Don't Suck!

Don't Suck The Upper Colorado River Dry!

Billboard urges protection of Colorado River:

‘Don’t Suck the Upper Colorado River Dry’


 

(Denver)— A coalition of river advocates has unveiled a billboard on I-70 that highlights the threat to the upper Colorado River from massive water diversions to the Front Range—diversions that are sucking the life out of the upper Colorado and degrading irreplaceable mountain areas where many Coloradans love to fish, hunt, and recreate.

 The billboard is part of a larger grassroots campaign that is rallying Coloradans to help protect this popular western slope recreation destination.

 The billboard, in the foothills of Golden near the 470 exit, shows a state flag image being drained of water and warns, “Don’t Suck the Upper Colorado River Dry.” The message will reach an estimated 180,000 people each day who travel this major east-west corridor.

 “Coloradans need to know that the health of the upper Colorado and Fraser rivers is jeopardized by these water diversions,” said Sinjin Eberle, president of Colorado Trout Unlimited. “We’re asking our state leaders to step up and finish the job of protecting these special places.”

 For years, large-scale water diversions to Denver and the Front Range have severely depleted and at times nearly sucked dry entire stretches of the upper Colorado River and its tributaries, including the Fraser River. The low flows and higher temperatures have caused dramatic declines in fish and other benchmarks of aquatic health. Low flows have also contributed to the spread of smothering silt and choking algae.

 River advocates warn that the proposed expansions of the Moffat Tunnel and Windy Gap diversion projects could push the upper Colorado ecosystem to the brink of collapse unless environmental mitigation plans for the projects contain stronger flow protections for the rivers. Those proposals are currently in the final stages of permitting and under review by federal regulators.

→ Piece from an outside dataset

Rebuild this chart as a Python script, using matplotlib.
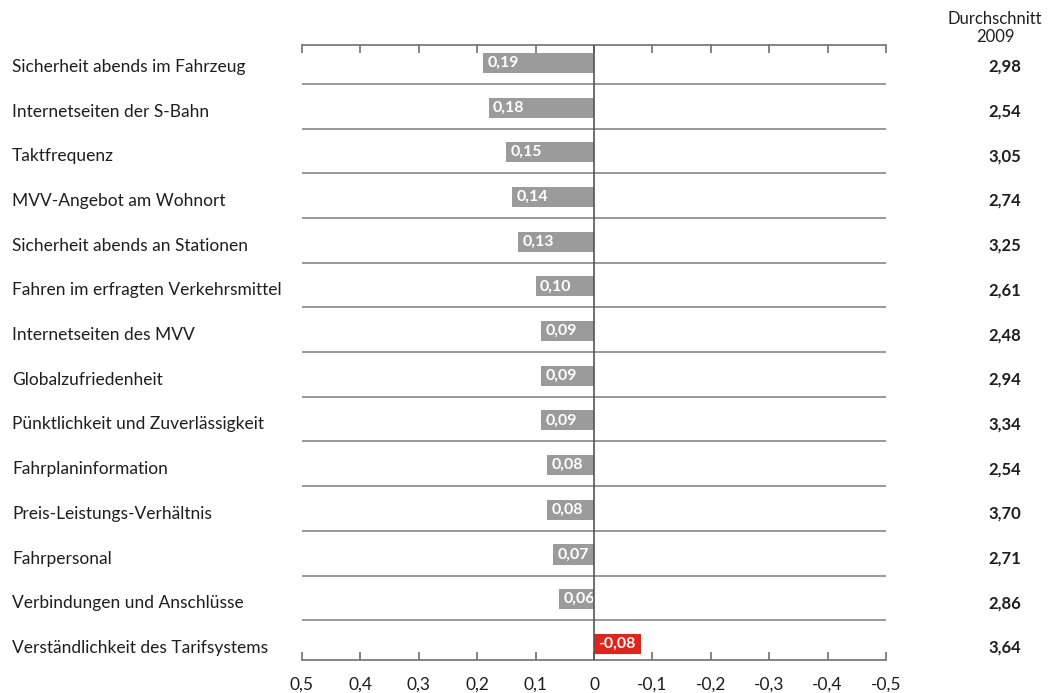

The billboard is aimed at the tens of thousands of Front Range residents who travel up I-70 each week to hike, ski, fish, raft and play on the West Slope. Outdoor recreation is a $10 billion a year business in the state, supporting 107,000 jobs and generating nearly $500 million in state tax revenues. Many towns in the Fraser and upper Colorado River valleys depend heavily on outdoor tourism for their economic health.

“It’s important that Front Range residents understand the seriousness of these diversion impacts and show their support for healthy rivers,” said Drew Peternell, director of Trout Unlimited’s Colorado Water Project. “We can meet our water needs while preserving our rivers, but that will only happen with stronger protections for the Upper Colorado.”

Gov. Hickenlooper and other state leaders have a responsibility to protect these rivers and the state recreation economy that depends on them, said Peternell.

A 2011 state study that showed stronger measures were needed to keep the upper Colorado system healthy. Moreover, in a recent letter citing that study, the EPA called for a “more robust monitoring and mitigation plan” for the Windy Gap proposal.

The groups are calling on state and federal officials to support stronger protection measures for the upper Colorado, including higher spring flushing flows and a monitoring plan for the river.

“We’re asking Gov. Hickenlooper to speak up for the Colorado River,” said Peternell. “He has an opportunity to be a hero for the river.”

In response to the campaign, thousands of Coloradans have raised their voices for river protection. The Defend the Colorado website features a “Voices of the River” gallery profiling Fraser Valley residents and visitors who speak eloquently about their concern for the river. Moreover, thousands of Coloradans and more than 400 businesses have signed petitions asking state leaders to protect the rivers and state tourism.       

“These are special places,” said Jon Kahn, owner of Confluence Kayaks in Denver. “Many Coloradans live here because of our state’s magnificent rivers and recreation opportunities. That quality of life is at risk unless our leaders act.”